As the year 2025 draws to a close, I become aware that my inner world moves independently of it. Not guided by a calendar – but unpredictable, fluid, and capable of change. Between the years, the landscape of thoughts feels even wilder than usual. Looking back allows a quiet sadness to rise within me. The year was marked by letting go. Of patterns, belief systems, and identities that once offered orientation and security – but no longer align with who one is today. At least in parts. Of the realization that not everyone is willing to respect the personal development one goes through in life. Let alone support it. If it does not align with their own life design. And sometimes connections are tied to a version one once was and now wishes to leave behind. At least in parts.
And yet, I keep going. Isn’t that precisely what movement within a cycle is about? No loud bang. No abrupt stop, but a conscious, quiet continuation. As if the tracks had been subtly reset. Based on the decision to make space for the new, even if it still feels unfamiliar and strange.
One could also call the process growth, even though it still does not feel fully aligned and in parts like a step backward. As if one had shed a skin that had long become too tight. Based on a movement whose depth, if at all, can only be understood by those who undertake it themselves.
At the end of the year, it is neither about defining resolutions for the new year nor about major milestones or admiring applause.

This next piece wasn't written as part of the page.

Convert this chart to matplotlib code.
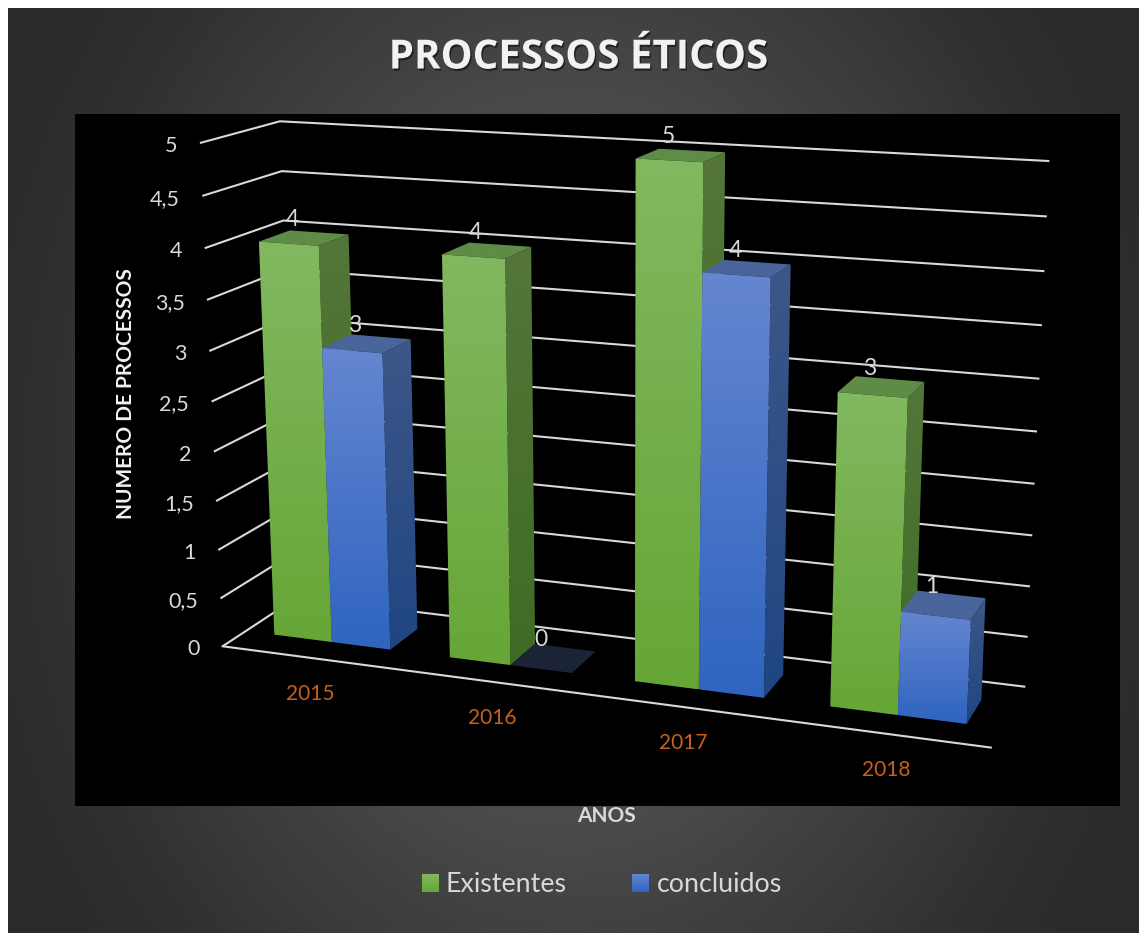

Not about résumés that impress, or things that shine on the surface but, in truth, lack substance. It is about authenticity. About the gentle un-folding of one’s own truth. Layer by layer. Year after year. Like a gift that is not meant for others, but for oneself. And about, at the core, always remaining the person one has always been.
Thus, creativity will always remain a part of my identity – regardless of circumstances, as a space I consciously claim. Just like discipline, a mindful way of living, and a love for aesthetics: anchors that will lead me back to myself and my core again and again, remaining constant alongside the changes that life brings.
Perhaps this is precisely where the meaning of this recurring phase at the end of a year lies. In becoming aware that it is not about holding on to what is familiar or forging new plans, but instead: breaking out from time to time, turning left, reorienting oneself with the intention of leaving old burdens behind. As often as necessary. And in practicing self-reflection as the only regular repetition. To examine which versions of ourselves still feel true – and which we have carried out of habit or fear. Because shedding old shells does not mean becoming a completely new version of ourselves. It means choosing oneself. As an act of self-care. As self-protection that, as sad and difficult as it may be to accept, becomes inevitable at a certain point.
And yet, I trust that life is happening for me. Not against me. For me, the art of living consists above all in taking things lightly. In carrying a promising smile on one’s face, filled with confidence. In knowing that I am not missing anything that is not meant for me. Because when one trusts life and its phases, everything immediately feels lighter. It is even scientifically proven: when one focuses on the good, the brain rewires itself to seek out more good. That is the magic of neuroplasticity.¹
So here I am, in the depths of winter, realizing that an invincible summer lives within me.²
And perhaps that is precisely the quiet invitation of the turn of the year: in contrast to the largely predictable cosmic cycles, to interrupt our own and choose more consciously what we carry forward – and what we are allowed to leave behind. No people-pleasing. No guilt for relationships one did not break. No justifications for setting healthy boundaries. With the knowledge that everything is good just as it is. By choosing ourselves. Without exception.